§ REQUIREMENT
Copy exactly, and only, the lines between the start of the entries below and the line containing "from bokeh.resources import INLINE", both inclusive. Omit pictures.

§ AVAILABLE RECORDS

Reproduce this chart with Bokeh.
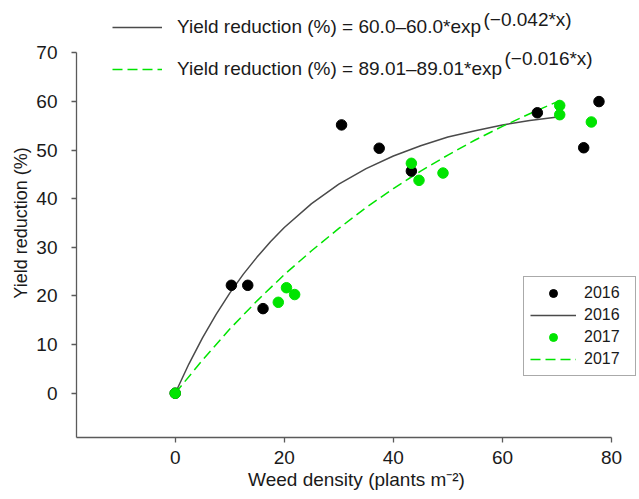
from bokeh.plotting import figure
from bokeh.models import Range1d, Legend, LegendItem, Label, ColumnDataSource, FixedTicker
from bokeh.embed import file_html
from bokeh.resources import INLINE

# ---- data ----
x2016 = [0, 10.3, 13.3, 16.1, 30.5, 37.4, 43.3, 66.4, 74.9, 77.7]
y2016 = [0, 22.2, 22.2, 17.4, 55.2, 50.4, 45.7, 57.7, 50.5, 60.0]
x2017 = [0, 18.9, 20.4, 21.9, 43.3, 44.7, 49.1, 70.5, 70.5, 76.3]
y2017 = [0, 18.7, 21.7, 20.3, 47.3, 43.8, 45.3, 59.2, 57.3, 55.8]

# fitted curves
fit16_x = [0, 2.5, 5, 7.5, 10, 12.5, 15, 17.5, 20, 25, 30, 35, 40, 45, 50, 55, 60, 65, 70.5]
fit16_y = [0, 6.0, 11.4, 16.2, 20.6, 24.5, 28.0, 31.2, 34.1, 39.0, 43.0, 46.2, 48.8, 50.9, 52.7, 54.0, 55.2, 56.1, 56.9]
fit17_x = [0, 5, 10, 15, 20, 25, 30, 35, 40, 45, 50, 55, 60, 65, 70.5]
fit17_y = [0, 6.8, 13.2, 19.0, 24.4, 29.3, 33.9, 38.2, 42.1, 45.7, 49.0, 52.1, 54.9, 57.5, 60.2]

x_ticks = [0, 20, 40, 60, 80]
y_ticks = [0, 10, 20, 30, 40, 50, 60, 70]

eq16_main = "Yield reduction (%) = 60.0\u201360.0*exp"
eq16_sup = "(\u22120.042*x)"
eq17_main = "Yield reduction (%) = 89.01\u201389.01*exp"
eq17_sup = "(\u22120.016*x)"
series_labels = ["2016", "2016", "2017", "2017"]

FONT = "Liberation Sans"
GREEN = "#00e400"
GREY_LINE = "#4a4a4a"
AXIS_COL = "#5a5a5a"

p = figure(width=636, height=496, output_backend="svg", toolbar_location=None,
           x_range=Range1d(-18.1, 84.58), y_range=Range1d(-9.115, 79.15),
           min_border_left=76, min_border_right=0, min_border_top=8, min_border_bottom=59)
p.outline_line_color = None
p.grid.visible = False
p.background_fill_color = "white"

s16 = ColumnDataSource(dict(x=x2016, y=y2016))
s17 = ColumnDataSource(dict(x=x2017, y=y2017))
f16 = ColumnDataSource(dict(x=fit16_x, y=fit16_y))
f17 = ColumnDataSource(dict(x=fit17_x, y=fit17_y))

l16 = p.line("x", "y", source=f16, line_color=GREY_LINE, line_width=1.5)
l17 = p.line("x", "y", source=f17, line_color=GREEN, line_width=1.5, line_dash="10 5")
c16 = p.scatter("x", "y", source=s16, size=10.5, fill_color="black", line_color="black")
c17 = p.scatter("x", "y", source=s17, size=10.5, fill_color=GREEN, line_color=GREEN)

# axes
p.xaxis.ticker = FixedTicker(ticks=x_ticks)
p.yaxis.ticker = FixedTicker(ticks=y_ticks)
p.xaxis.bounds = (-18.1, 80)
p.yaxis.bounds = (-9.115, 70)
for ax in (p.xaxis, p.yaxis):
    ax.axis_line_color = AXIS_COL
    ax.axis_line_width = 1.3
    ax.major_tick_line_color = AXIS_COL
    ax.major_tick_line_width = 1.3
    ax.major_tick_in = 0
    ax.major_tick_out = 5
    ax.minor_tick_line_color = None
    ax.major_label_text_font = FONT
    ax.major_label_text_font_size = "19px"
    ax.major_label_text_color = "#1a1a1a"
    ax.axis_label_text_font = FONT
    ax.axis_label_text_font_style = "normal"
    ax.axis_label_text_color = "#1a1a1a"
p.xaxis.axis_label = "Weed density (plants m\u207b\u00b2)"
p.xaxis.axis_label_text_font_size = "19px"
p.xaxis.axis_label_standoff = 2
p.xaxis.major_label_standoff = 8
p.yaxis.axis_label = "Yield reduction (%)"
p.yaxis.axis_label_text_font_size = "18px"
p.yaxis.axis_label_standoff = 2
p.yaxis.major_label_standoff = 14

# equation legend (top)
top_leg = Legend(items=[LegendItem(label=eq16_main, renderers=[l16]),
                        LegendItem(label=eq17_main, renderers=[l17])],
                 location=(36, 357), padding=0, spacing=20,
                 glyph_width=50, glyph_height=20, label_height=20, label_standoff=15,
                 border_line_color=None, background_fill_alpha=0,
                 label_text_font=FONT, label_text_font_size="19px", label_text_color="#1a1a1a")
p.add_layout(top_leg)
for txt, fx, fy in ((eq16_sup, 407, 418), (eq17_sup, 428, 379)):
    p.add_layout(Label(x=fx, y=fy, x_units="screen", y_units="screen", text=txt,
                       text_font=FONT, text_font_size="19px", text_color="#1a1a1a",
                       text_baseline="alphabetic", text_align="left"))

# series legend (bottom right)
br_leg = Legend(items=[LegendItem(label=series_labels[0], renderers=[c16]),
                       LegendItem(label=series_labels[1], renderers=[l16]),
                       LegendItem(label=series_labels[2], renderers=[c17]),
                       LegendItem(label=series_labels[3], renderers=[l17])],
                location=(447, 61), padding=6, spacing=2,
                glyph_width=46, glyph_height=20, label_height=20, label_width=45,
                label_standoff=8, border_line_color="#555555", border_line_width=1.2,
                background_fill_color="white", background_fill_alpha=1,
                label_text_font=FONT, label_text_font_size="16px", label_text_color="#1a1a1a")
p.add_layout(br_leg)

open("out.html", "w").write(file_html(p, INLINE))
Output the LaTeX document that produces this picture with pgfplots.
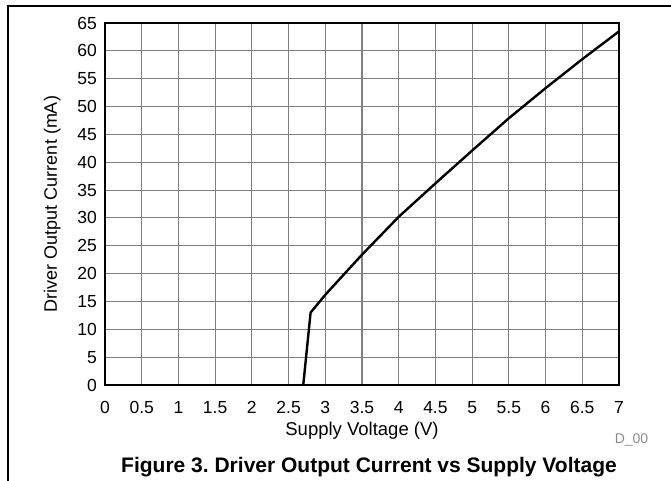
\documentclass[border=0pt]{standalone}
\usepackage{pgfplots}
\pgfplotsset{compat=1.18}
\usepackage{fontspec}
\setmainfont{Liberation Sans}
\frenchspacing
\begin{document}
\begin{tikzpicture}
\useasboundingbox (-105bp,-96bp) rectangle (566bp,385bp);
\draw[line width=1.3bp] (-97bp,-96bp) -- (-97bp,379bp) -- (566bp,379bp);
\begin{axis}[
  at={(0,0)}, anchor=south west,
  scale only axis, width=514bp, height=362bp,
  xmin=0, xmax=7, ymin=0, ymax=65,
  xtick={0,0.5,1,1.5,2,2.5,3,3.5,4,4.5,5,5.5,6,6.5,7},
  xticklabels={0,0.5,1,1.5,2,2.5,3,3.5,4,4.5,5,5.5,6,6.5,7},
  ytick={0,5,10,15,20,25,30,35,40,45,50,55,60,65},
  major tick length=0pt,
  grid=major,
  major grid style={line width=1.1bp, color=black!50},
  axis line style={line width=2.4bp},
  /pgf/number format/assume math mode=true,
  tick label style={font=\fontsize{17.5bp}{20bp}\selectfont, inner sep=0pt},
  xticklabel style={anchor=base, yshift=-28bp},
  yticklabel style={anchor=east, xshift=-8bp},
  clip=false,
]
\addplot[black, line width=2.4bp, line join=round] coordinates {
  (2.70,0) (2.80,13.0) (3.0,16.2) (3.5,23.4) (4.0,30.2) (4.5,36.2)
  (5.0,42.1) (5.5,47.9) (6.0,53.3) (6.5,58.5) (7.0,63.5)
};
\end{axis}
\node[anchor=base, inner sep=0pt, font=\fontsize{18.5bp}{22bp}\selectfont] at (257bp,-50bp) {Supply Voltage (V)};
\node[anchor=base, rotate=90, inner sep=0pt, font=\fontsize{18bp}{22bp}\selectfont] at (-48bp,181bp) {Driver Output Current (mA)};
\node[anchor=base, inner sep=0pt, text=black!45, font=\fontsize{14bp}{16bp}\selectfont] at (526.5bp,-58bp) {D\_00};
\node[anchor=base, inner sep=0pt, font=\fontsize{21bp}{24bp}\selectfont\bfseries] at (264bp,-87bp) {Figure 3. Driver Output Current vs Supply Voltage};
\end{tikzpicture}
\end{document}
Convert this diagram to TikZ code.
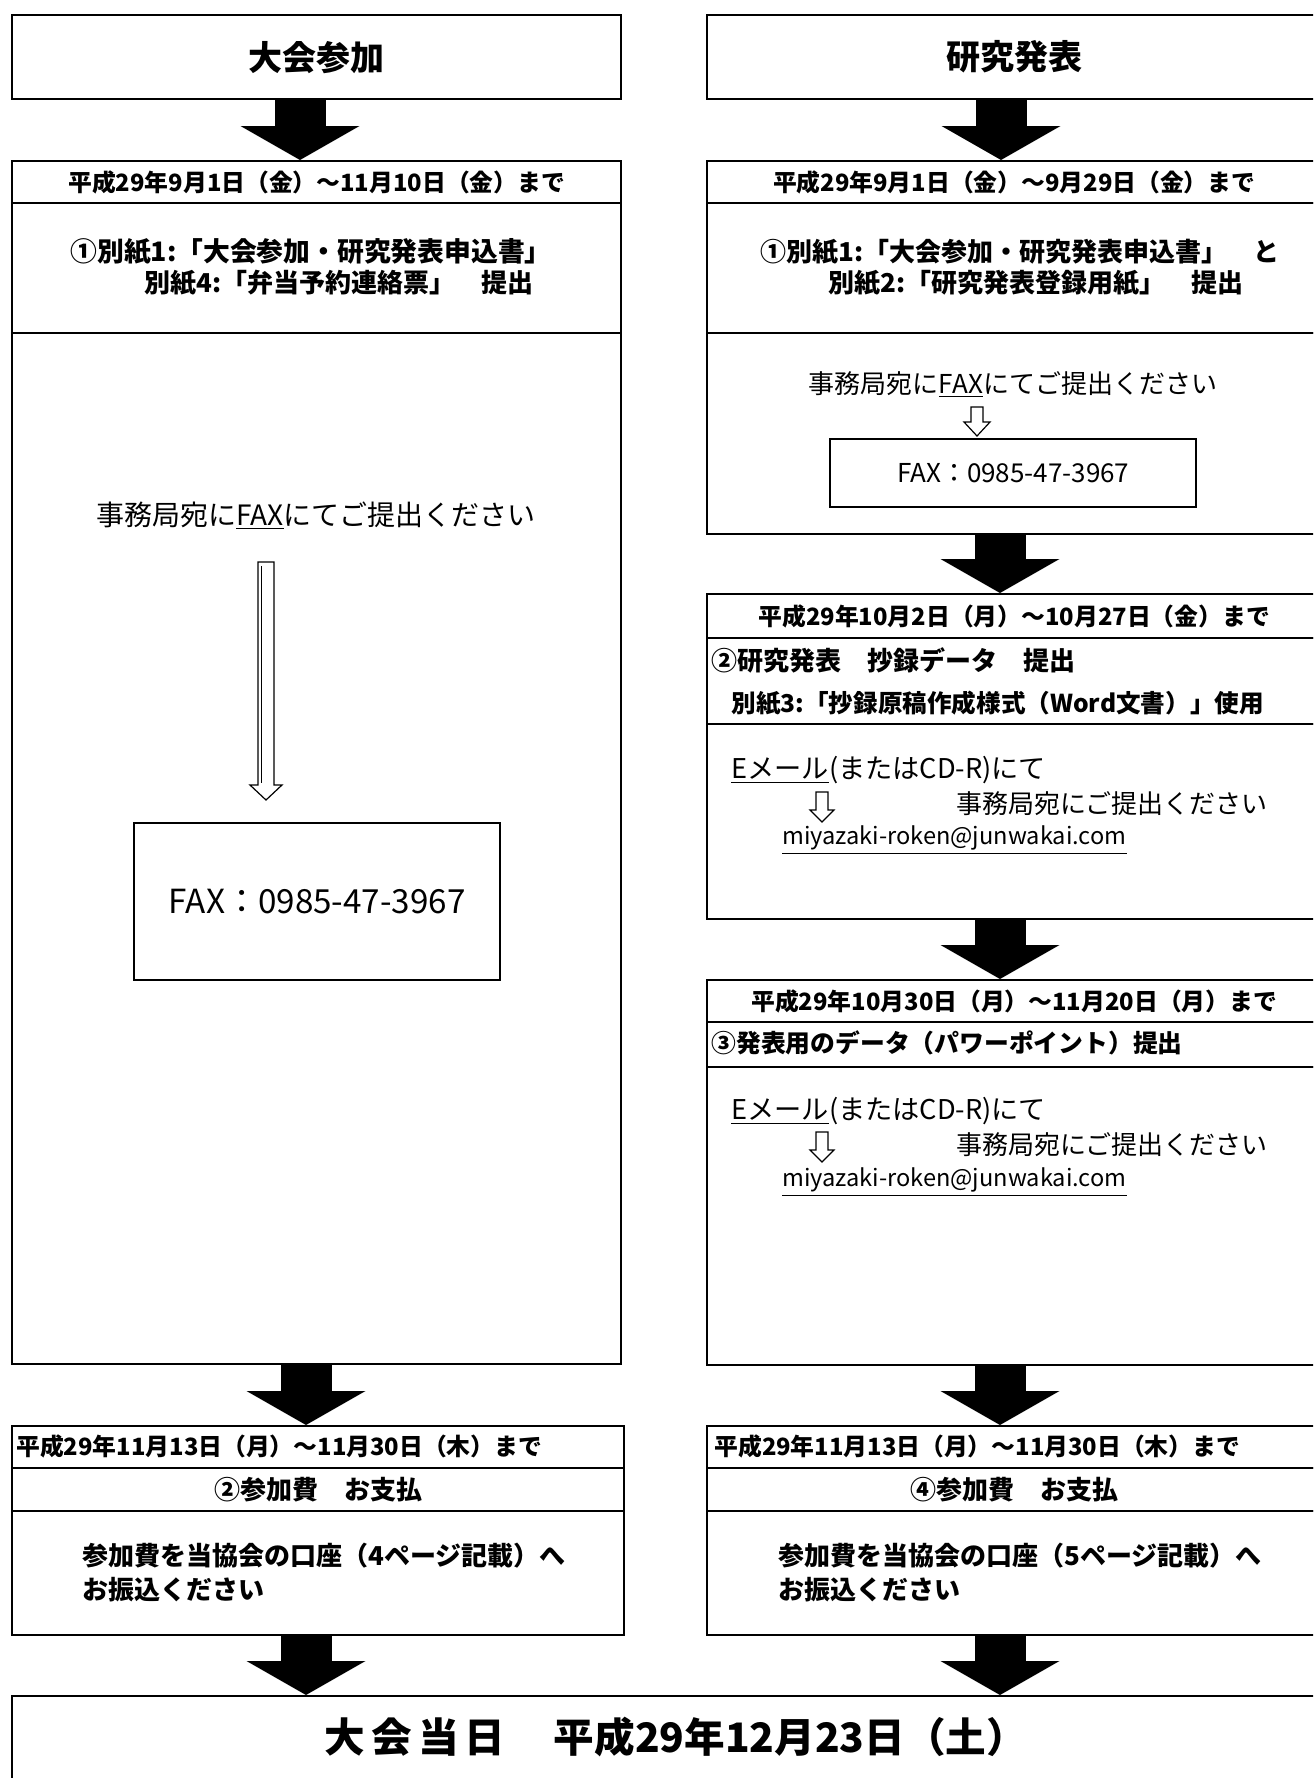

§ WORKED ANSWER
Reproduce this chart with Bokeh.
from bokeh.plotting import figure
from bokeh.models import Range1d, Legend, LegendItem, Label, ColumnDataSource, FixedTicker
from bokeh.embed import file_html
from bokeh.resources import INLINE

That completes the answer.